Opinión | Bajo el puente de hierro

Hogar

Hay pisos que no quieren ser domesticados, que se retuercen cuando quieres acariciarlos, que muerden y arañan cuando son llamados «hogar». Salvajes y llenos de heridas, ariscos, endiablados. La lámpara del pasillo no se enciende, hay un charco bajo los muebles de la cocina, el termo calienta demasiado, la ventana del dormitorio no encaja. Son enfados minúsculos. Una incomodidad sin arquitectura. Las familias desembarcan con sus cajas y sus prisas, sus sueños y sus deudas. Los recuerdos confusos. Los niños en cualquier parte. Paso la mano por el gotelé. Compruebo las llaves una a una en la cerradura del portal. El vértigo de las estancias nuevas. Hay casas que son precipicios. Hablo de un amor que se enfría como los tuppers del restaurante chino en la encimera. Las mudanzas son como las estaciones: Adioses apresurados, tímidos reencuentros, un montón de gente despistada, que camina sin saber muy bien a dónde va. Hay pisos que muerden, que tiemblan, que se revuelcan y huyen. A los perros les gusta arrastrarse sobre los pájaros muertos. A las familias les gusta arrastrarse sobre las sombras de familias que ya no están. Hay amantes hundidos en el sofá. Miran las cajas sin abrir. Los libros en su caos. Los cuadros en el suelo, apoyados contra la pared. Hay amores cuyo futuro chisporrotea en un casquillo desnudo.

«Me he enamorado de esta armonía convicta donde suceden cosas bajo el título de nuestra edad», escribió Julieta Valero. Habitamos los hoteles, somos extraños en nuestro hogar. Cien metros cuadrados de jungla albina. Cortinas por colgar. Ikea: la tumba del amor. Hacemos el reparto de los armarios. Hacemos el reparto de nuestra soledad. Nos cogemos de la mano en el sofá, ella echa las piernas sobre mí. «Estoy aquí», piensa. «¿Qué es aquí?», pienso. Este piso es sólo una extensión de nuestro amor, la cáscara oscura que protege el pacífico fruto. El cansancio de los días. La televisión habla para sí misma, como una loca. Hay bolsas amontonadas en la cocina. Una radio que suena en alguna parte. Berbiquí. Un cementerio de peluches. Cerveza enfriándose desesperada en el congelador. Todo amor se construye sobre el desorden. Abdico. Soy un príncipe coronado con sudor y abatimiento. La esperanza es un paisaje azafranado. Soy amable con los vecinos. Soy amable con la china de la tienda de abajo. Soy amable con el jardinero desagradable. Soy amable con todos menos conmigo. Me evito en el ascensor. Acelero el paso cuando siento que me acerco a mí mismo.
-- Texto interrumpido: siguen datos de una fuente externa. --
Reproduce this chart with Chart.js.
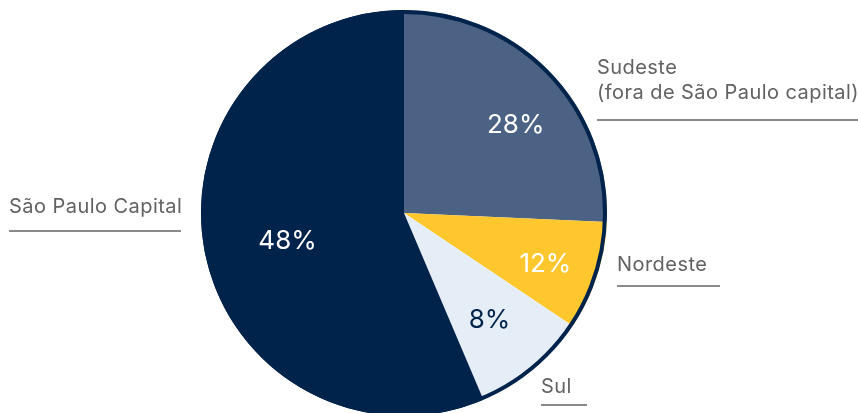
<!DOCTYPE html>
<html>
<head>
<meta charset="utf-8">
<script src="https://cdn.jsdelivr.net/npm/chart.js@4"></script>
<style>
  html,body{margin:0;padding:0;background:#fff;overflow:hidden;}
  #wrap{width:858px;height:430px;}
</style>
</head>
<body>
<div id="wrap"><canvas id="pie" width="858" height="430"></canvas></div>
<script>
// data (slice sizes as drawn, label text as printed)
const regions = ['Sudeste\n(fora de São Paulo capital)', 'Nordeste', 'Sul', 'São Paulo Capital'];
const shares = [25.7, 8.7, 9.2, 56.4];
const pctLabels = ['28%', '12%', '8%', '48%'];
const colors = ['#4b6284', '#ffc72e', '#e5edf7', '#00234b'];
const pctColors = ['#ffffff', '#ffffff', '#00234b', '#ffffff'];

const FONT = 'Inter, "Liberation Sans", sans-serif';

// where the % text sits inside each slice: t = fraction along the arc, rf = fraction of radius
const pctPlace = [{t:0.56, rf:0.70}, {t:0.55, rf:0.74}, {t:0.53, rf:0.675}, {t:0.49, rf:0.59}];
// outside captions: text anchor + underline
const captions = [
  {x:597, y:74, lh:25, lineY:120, x2:858},
  {x:617, y:271, lh:25, lineY:286, x2:720},
  {x:541, y:393, lh:25, lineY:405, x2:587},
  {x:9, y:213, lh:25, lineY:231, x2:181}
];

const decor = {
  id:'decor',
  afterDatasetsDraw(chart){
    const c = chart.ctx;
    const arcs = chart.getDatasetMeta(0).data;
    const a0 = arcs[0];
    // navy outline round the pie
    c.save();
    c.beginPath();
    c.arc(a0.x, a0.y, a0.outerRadius - 2, 0, Math.PI*2);
    c.lineWidth = 4;
    c.strokeStyle = '#00234b';
    c.stroke();

    // percentages
    c.font = '400 26px ' + FONT;
    c.textAlign = 'center';
    c.textBaseline = 'middle';
    arcs.forEach((a,i)=>{
      const p = pctPlace[i];
      const ang = a.startAngle + (a.endAngle - a.startAngle)*p.t;
      const r = a.outerRadius*p.rf;
      c.fillStyle = pctColors[i];
      c.fillText(pctLabels[i], a.x + Math.cos(ang)*r, a.y + Math.sin(ang)*r);
    });

    // captions with underline
    c.font = '400 20px ' + FONT;
    c.letterSpacing = '0.45px';
    c.textAlign = 'left';
    c.textBaseline = 'alphabetic';
    regions.forEach((txt,i)=>{
      const cp = captions[i];
      c.fillStyle = '#626262';
      txt.split('\n').forEach((ln,k)=> c.fillText(ln, cp.x, cp.y + k*cp.lh));
      c.beginPath();
      c.moveTo(cp.x, cp.lineY);
      c.lineTo(cp.x2, cp.lineY);
      c.lineWidth = 2;
      c.strokeStyle = '#8a8a8a';
      c.stroke();
    });
    c.restore();
  }
};

new Chart(document.getElementById('pie').getContext('2d'), {
  type:'pie',
  data:{labels:regions, datasets:[{data:shares, backgroundColor:colors, borderWidth:0}]},
  options:{
    responsive:false,
    animation:false,
    events:[],
    layout:{padding:{left:201, right:251, top:10, bottom:14}},
    plugins:{legend:{display:false}, tooltip:{enabled:false}}
  },
  plugins:[decor]
});
</script>
</body>
</html>
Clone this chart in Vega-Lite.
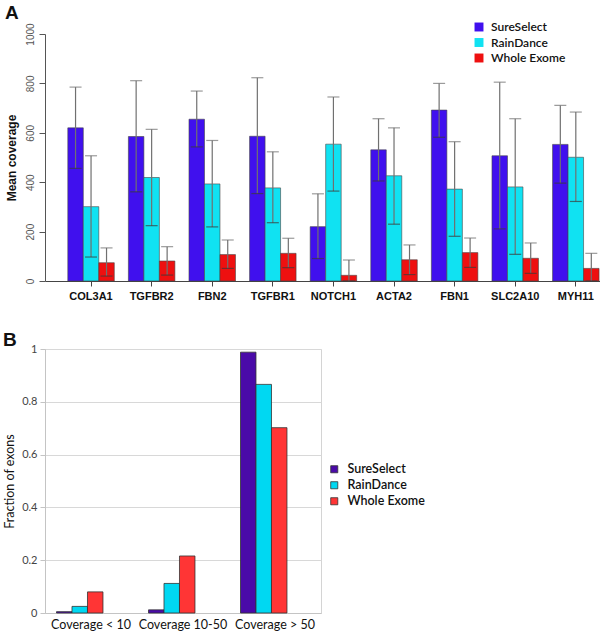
{
  "$schema": "https://vega.github.io/schema/vega-lite/v6.json",
  "padding": {"left": 2, "top": 4, "right": 0, "bottom": 0},
  "background": "white",
  "config": {"font": "Lato", "view": {"stroke": null}},
  "spacing": 29,
  "resolve": {"scale": {"color": "independent"}, "legend": {"color": "independent"}},
  "vconcat": [
    {
      "title": {"text": "A", "anchor": "start", "frame": "bounds", "fontSize": 19, "fontWeight": "bold", "font": "Liberation Sans", "color": "#111", "offset": -2},
      "width": 555,
      "height": 247,
      "data": {"values": [
        {"gene": "COL3A1", "method": "SureSelect", "mean": 620, "low": 456, "high": 785},
        {"gene": "COL3A1", "method": "RainDance", "mean": 301, "low": 97, "high": 507},
        {"gene": "COL3A1", "method": "Whole Exome", "mean": 74, "low": 20, "high": 134},
        {"gene": "TGFBR2", "method": "SureSelect", "mean": 585, "low": 361, "high": 811},
        {"gene": "TGFBR2", "method": "RainDance", "mean": 419, "low": 224, "high": 614},
        {"gene": "TGFBR2", "method": "Whole Exome", "mean": 81, "low": 24, "high": 139},
        {"gene": "FBN2", "method": "SureSelect", "mean": 655, "low": 543, "high": 769},
        {"gene": "FBN2", "method": "RainDance", "mean": 393, "low": 219, "high": 569},
        {"gene": "FBN2", "method": "Whole Exome", "mean": 107, "low": 51, "high": 166},
        {"gene": "TGFBR1", "method": "SureSelect", "mean": 586, "low": 354, "high": 823},
        {"gene": "TGFBR1", "method": "RainDance", "mean": 377, "low": 236, "high": 523},
        {"gene": "TGFBR1", "method": "Whole Exome", "mean": 112, "low": 54, "high": 173},
        {"gene": "NOTCH1", "method": "SureSelect", "mean": 220, "low": 91, "high": 353},
        {"gene": "NOTCH1", "method": "RainDance", "mean": 554, "low": 364, "high": 745},
        {"gene": "NOTCH1", "method": "Whole Exome", "mean": 23, "low": 0, "high": 85},
        {"gene": "ACTA2", "method": "SureSelect", "mean": 531, "low": 405, "high": 657},
        {"gene": "ACTA2", "method": "RainDance", "mean": 426, "low": 230, "high": 620},
        {"gene": "ACTA2", "method": "Whole Exome", "mean": 86, "low": 26, "high": 146},
        {"gene": "FBN1", "method": "SureSelect", "mean": 692, "low": 582, "high": 800},
        {"gene": "FBN1", "method": "RainDance", "mean": 372, "low": 181, "high": 564},
        {"gene": "FBN1", "method": "Whole Exome", "mean": 115, "low": 55, "high": 174},
        {"gene": "SLC2A10", "method": "SureSelect", "mean": 507, "low": 211, "high": 805},
        {"gene": "SLC2A10", "method": "RainDance", "mean": 381, "low": 108, "high": 657},
        {"gene": "SLC2A10", "method": "Whole Exome", "mean": 92, "low": 31, "high": 154},
        {"gene": "MYH11", "method": "SureSelect", "mean": 553, "low": 396, "high": 711},
        {"gene": "MYH11", "method": "RainDance", "mean": 501, "low": 322, "high": 684},
        {"gene": "MYH11", "method": "Whole Exome", "mean": 51, "low": 0, "high": 112}
      ]},
      "encoding": {
        "x": {
          "field": "gene", "type": "nominal",
          "sort": ["COL3A1", "TGFBR2", "FBN2", "TGFBR1", "NOTCH1", "ACTA2", "FBN1", "SLC2A10", "MYH11"],
          "scale": {"paddingInner": 0.233, "paddingOuter": 0.196, "align": 0.96},
          "axis": {"title": null, "labelAngle": 0, "labelFont": "Liberation Sans", "labelFontWeight": "bold", "labelFontSize": 11, "labelColor": "#111", "labelPadding": 4, "domainColor": "#444", "tickColor": "#444", "tickSize": 5}
        },
        "xOffset": {"field": "method", "type": "nominal", "sort": ["SureSelect", "RainDance", "Whole Exome"], "scale": {"paddingInner": 0, "paddingOuter": 0}}
      },
      "layer": [
        {
          "mark": {"type": "bar", "stroke": "#444", "strokeWidth": 0.6},
          "encoding": {
            "y": {
              "field": "mean", "type": "quantitative",
              "scale": {"domain": [0, 1000], "nice": false},
              "axis": {"title": "Mean coverage", "titleFont": "Liberation Sans", "titleFontWeight": "bold", "titleFontSize": 12, "titleColor": "#111", "titlePadding": 5, "minExtent": 22, "maxExtent": 22, "values": [0, 200, 400, 600, 800, 1000], "format": "d", "grid": false, "labelAngle": -90, "labelAlign": "center", "labelBaseline": "bottom", "labelFont": "Liberation Sans", "labelFontSize": 10, "labelColor": "#555", "labelPadding": 4, "domainColor": "#555", "tickColor": "#555", "tickSize": 6}
            },
            "color": {
              "field": "method", "type": "nominal",
              "sort": ["SureSelect", "RainDance", "Whole Exome"],
              "scale": {"domain": ["SureSelect", "RainDance", "Whole Exome"], "range": ["#4010ee", "#10e2f2", "#ee1010"]},
              "legend": {"title": null, "orient": "none", "legendX": 428, "legendY": -13, "symbolType": "square", "symbolSize": 80, "symbolStrokeWidth": 0, "labelFont": "Lato", "labelFontSize": 12, "labelFontWeight": 600, "labelColor": "#111", "labelOffset": 6, "rowPadding": 3.5}
            }
          }
        },
        {
          "mark": {"type": "rule", "color": "#707070", "strokeWidth": 1.2},
          "encoding": {"y": {"field": "low", "type": "quantitative"}, "y2": {"field": "high"}}
        },
        {
          "mark": {"type": "tick", "color": "#707070", "thickness": 1.2, "size": 12},
          "encoding": {"y": {"field": "high", "type": "quantitative"}}
        },
        {
          "mark": {"type": "tick", "color": "#3a3a3a", "thickness": 1.2, "size": 12},
          "encoding": {"y": {"field": "low", "type": "quantitative"}}
        }
      ]
    },
    {
      "title": {"text": "B", "anchor": "start", "frame": "bounds", "fontSize": 19, "fontWeight": "bold", "font": "Liberation Sans", "color": "#111", "offset": -7},
      "width": 276,
      "height": 264,
      "view": {"stroke": "#d4d4d4"},
      "data": {"values": [
        {"cat": "Coverage < 10", "method": "SureSelect", "fraction": 0.005},
        {"cat": "Coverage < 10", "method": "RainDance", "fraction": 0.025},
        {"cat": "Coverage < 10", "method": "Whole Exome", "fraction": 0.08},
        {"cat": "Coverage 10-50", "method": "SureSelect", "fraction": 0.012},
        {"cat": "Coverage 10-50", "method": "RainDance", "fraction": 0.112},
        {"cat": "Coverage 10-50", "method": "Whole Exome", "fraction": 0.216},
        {"cat": "Coverage > 50", "method": "SureSelect", "fraction": 0.988},
        {"cat": "Coverage > 50", "method": "RainDance", "fraction": 0.866},
        {"cat": "Coverage > 50", "method": "Whole Exome", "fraction": 0.702}
      ]},
      "mark": {"type": "bar", "stroke": "#333", "strokeWidth": 0.8},
      "encoding": {
        "x": {
          "field": "cat", "type": "nominal",
          "sort": ["Coverage < 10", "Coverage 10-50", "Coverage > 50"],
          "scale": {"paddingInner": 0.25, "paddingOuter": 0.125},
          "axis": {"title": null, "labelAngle": 0, "labelFont": "Lato", "labelFontSize": 12.5, "labelColor": "#111", "labelPadding": 5, "labelOverlap": false, "domainColor": "#c4c4c4", "ticks": false}
        },
        "xOffset": {"field": "method", "type": "nominal", "sort": ["SureSelect", "RainDance", "Whole Exome"], "scale": {"paddingInner": 0, "paddingOuter": 0}},
        "y": {
          "field": "fraction", "type": "quantitative",
          "scale": {"domain": [0, 1], "nice": false},
          "axis": {"title": "Fraction of exons", "titleFont": "Lato", "titleFontWeight": "normal", "titleFontSize": 12.5, "titleColor": "#111", "titlePadding": 5, "minExtent": 24, "maxExtent": 24, "values": [0, 0.2, 0.4, 0.6, 0.8, 1], "format": "~g", "gridColor": "#d8d8d8", "domainColor": "#c4c4c4", "tickColor": "#c4c4c4", "tickSize": 5, "labelFont": "Lato", "labelFontSize": 11, "labelColor": "#444", "labelPadding": 3}
        },
        "color": {
          "field": "method", "type": "nominal",
          "sort": ["SureSelect", "RainDance", "Whole Exome"],
          "scale": {"domain": ["SureSelect", "RainDance", "Whole Exome"], "range": ["#4a0aa8", "#00d8f2", "#ff3535"]},
          "legend": {"title": null, "orient": "none", "legendX": 283, "legendY": 114, "symbolType": "square", "symbolSize": 50, "symbolStrokeColor": "#333", "symbolStrokeWidth": 0.8, "labelFont": "Lato", "labelFontSize": 12.5, "labelFontWeight": 600, "labelColor": "#111", "labelOffset": 7, "rowPadding": 3}
        }
      }
    }
  ]
}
Soy un desertor apasionado. Es más valiente el que corre que el que se queda quieto. Buscamos casas nuevas para mirarnos de frente, como en espejos sucios, cristales ocres, un fulgor extinto.

¿Quién no buscó una casa por amor? ¿Quién no luchó contra las fontanerías viejas y los cables delgados? ¿Quién no preguntó por cocheras en el barrio, amarró la bicicleta en el portal, cambió el papelito del buzón con dos nombres como dos soles superpuestos, como un guiño de esperanza, como un augurio? ¿Quién no regó las plantas con disciplina y mimo? ¿Quién no se durmió sobre los muslos de su amante en el sofá, con la película ya avanzada, con el paquete de Doritos sobre la mesa, con la ofrenda de un mañana? ¿Qué somos además de cajas escondidas bajo la cama? ¿Qué somos además de contradicciones y transferencias mensuales y publicidad del Telepizza en la nevera y perros que ladran de madrugada y Canal Sur a todo volumen en la casa de la vecina y miedo a perderlo todo y miedo a cansarte tú y esta ilusión negrísima y este hogar que cruje por las noches? Contadores de agua, bombonas de butano, la somnolienta luz de los semáforos. Comienza la existencia, tras la puerta, heredamos historias viejas. Antes ya habitaron esta casa. Antes ya amaron y sufrieron y dijeron hola y adiós como en un suspiro. Antes ya miraron satisfechos el puchero y guardaron salmorejo en el frigorífico. Antes ya los niños batallaron dóciles en el sofá. Antes ya lo de ahora, como en una de esas series norteamericanas donde cambian de un día para otro a los actores. Y el hogar hace como que son los mismos, pero se resiste a seguir siendo el plató que alberga tantos guiones sin gracia, tantos amores imposibles, tantos vaivenes y líneas vacías. Por ese se rebela, el hogar como una fiera. El hogar que gruñe y se estropea y agrieta el techo y hace saltar los azulejos. El hogar que nos recuerda que estamos de paso en su pecho de nieve, al son de su disparatado y colérico latido.